Bedeutung der Ergebnisse

Die Bedeutung dieser Ergebnisse lässt sich am besten aus einer Vogelperspektive beurteilen. Zwar weisen zehntausende Portfolios individuelle Eigenheiten auf, aber für eine Bewertung der Erwartungswerte spielen zwei Kernfragen eine entscheidende Rolle:

  1. Breite Streuung vs. konzentrierte Auswahl
  2. Zyklisches vs. antizyklisches Verhalten nach Markt-Einbrüchen

Die Antwort auf diese Fragen bestimmt maßgeblich den Charakter eines Portfolios und beeinflusst langfristig die Ertragserwartung stärker als individuelle Unterschiede innerhalb einer Klasse.

Fazit

Die prototypischen Portfolios in der aktiven Vermögensverwaltung zeigen ein zyklisches Verhalten, während die Benchmark durch Rebalancing eine antizyklische Komponente enthält.
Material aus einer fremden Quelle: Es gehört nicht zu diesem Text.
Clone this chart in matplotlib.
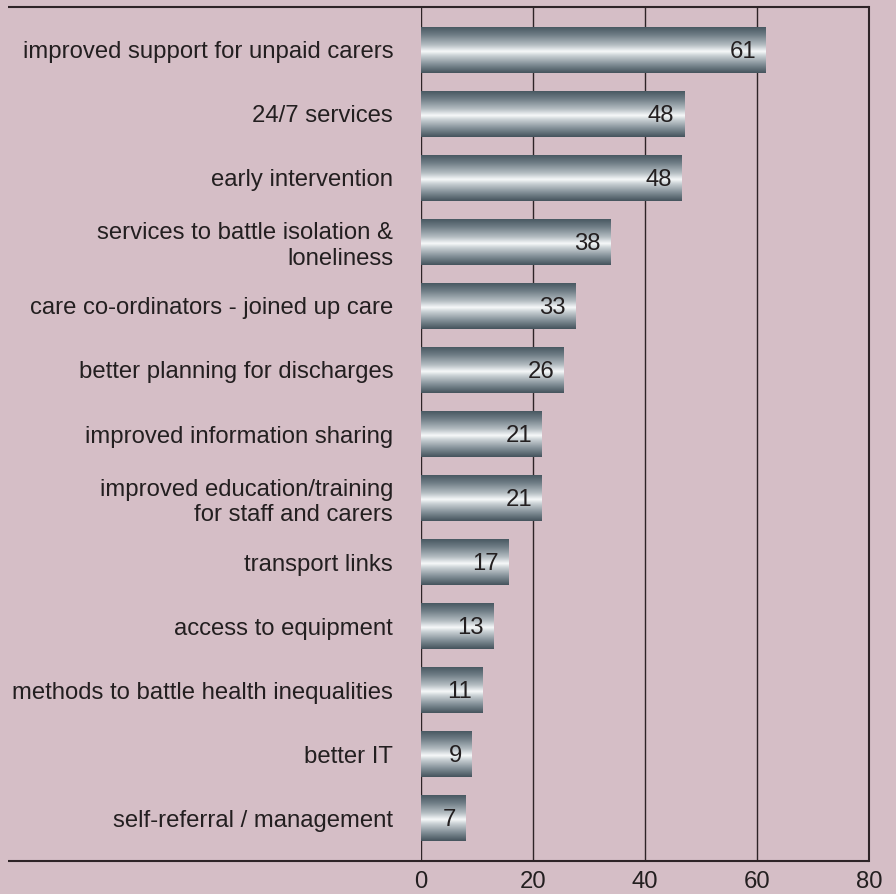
import matplotlib
matplotlib.use("Agg")
import matplotlib.pyplot as plt
import numpy as np
from matplotlib.colors import LinearSegmentedColormap

categories = [
    "improved support for unpaid carers",
    "24/7 services",
    "early intervention",
    "services to battle isolation &\nloneliness",
    "care co-ordinators - joined up care",
    "better planning for discharges",
    "improved information sharing",
    "improved education/training\nfor staff and carers",
    "transport links",
    "access to equipment",
    "methods to battle health inequalities",
    "better IT",
    "self-referral / management",
]
bar_lengths = [61.6, 47.0, 46.6, 33.8, 27.5, 25.5, 21.6, 21.6, 15.7, 12.9, 10.9, 9.1, 8.0]
value_labels = ["61", "48", "48", "38", "33", "26", "21", "21", "17", "13", "11", "9", "7"]
xticks = [0, 20, 40, 60, 80]

BG = "#d5bec6"
TXT = "#231f20"
LINE = "#2e2427"
FS = 17.2

plt.rcParams["font.family"] = ["Liberation Sans", "DejaVu Sans"]

fig = plt.figure(figsize=(8.96, 8.94), dpi=100)
fig.patch.set_facecolor(BG)
W, H = 896, 894
ax = fig.add_axes([421 / W, 1 - 861 / H, (869 - 421) / W, (861 - 7) / H])
ax.set_facecolor(BG)

n = len(categories)
ypos = np.arange(n)
bars = ax.barh(ypos, bar_lengths, height=0.73, color="none", edgecolor="none", zorder=3)

cmap = LinearSegmentedColormap.from_list(
    "metal",
    [(0.0, "#44545d"), (0.18, "#6d7b84"), (0.4, "#b3bcc1"), (0.54, "#f7f9fa"),
     (0.63, "#c9d0d4"), (0.83, "#7d8a92"), (1.0, "#44535c")],
)
grad = np.linspace(0, 1, 256).reshape(-1, 1)
for b in bars:
    x0, y0 = b.get_x(), b.get_y()
    w, h = b.get_width(), b.get_height()
    im = ax.imshow(grad, cmap=cmap, aspect="auto", extent=(x0, x0 + w, y0 + h, y0),
                   origin="upper", zorder=3, interpolation="bilinear")
    im.set_clip_path(b)

for b, lab in zip(bars, value_labels):
    ax.text(b.get_width() - 1.75, b.get_y() + b.get_height() / 2 + 0.03, lab,
            ha="right", va="center", fontsize=FS, color=TXT, zorder=4)

ax.set_xlim(0, 80)
ax.set_ylim(n - 1 + 0.67, -0.67)
ax.set_yticks(ypos)
ax.set_yticklabels(categories, fontsize=FS, color=TXT, linespacing=1.2)
ax.set_xticks(xticks)
ax.set_xticklabels([str(t) for t in xticks], fontsize=FS, color=TXT)
ax.tick_params(axis="both", length=0)
ax.tick_params(axis="y", pad=20)
ax.tick_params(axis="x", pad=7)

for t in xticks[:-1]:
    ax.axvline(t, color=LINE, lw=1.0, zorder=1)

ax.spines["left"].set_visible(False)
ax.spines["top"].set_visible(False)
ax.spines["bottom"].set_visible(False)
ax.spines["right"].set_color(LINE)
ax.spines["right"].set_linewidth(1.5)

left_ext = -(421 - 8) / (869 - 421)
for yy in (0, 1):
    ax.plot([left_ext, 1], [yy, yy], transform=ax.transAxes, color=LINE, lw=1.5,
            clip_on=False, zorder=5, solid_capstyle="butt")

fig.savefig("out.png", dpi=100, facecolor=BG)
Diese Unterschiede führen dazu, dass aktiv gemanagte Portfolios einer anderen Klasse angehören als die Benchmark-Portfolios und langfristig keine realistische Chance haben, im Performance-Vergleich zu bestehen.

Im Prinzip kann man daher den Vermögensverwaltern gar keinen Vorwurf machen. Sie handeln im Kundenauftrag und dieser geht meist mit der Erwartungshaltung einher „Bitte vermehren Sie mein Vermögen, aber verlieren Sie kein Geld!“. Etwas anders formuliert: „Ich beauftrage sie, da ich Angst vor Verlusten habe, wenn ich selbst meine Geldanlage verantworte“. So gesehen wäre es an den Kunden, ihre Angst vor Verlusten zu hinterfragen, denn langfristig haben sich Schwankungen nach unten noch immer ausgeglichen – siehe auch weiterführender Beitrag unten. Und es wäre an den Vermögensverwaltern, den Kunden glasklar zu sagen, dass die Vermeidung von Schwankungen nach unten zu Nachteilen führt, da dann im schwachen Markt Aktien verkauft werden und somit der Aufschwung mit großer Wahrscheinlichkeit verpasst wird. Die Chance nach oben gibt es eben nicht ohne das Risiko nach unten. Neudeutsch nennen das die Anlageexperten „There is no free lunch“, auf Deutsch sinngemäß: „Keine Rendite ohne Risiko“.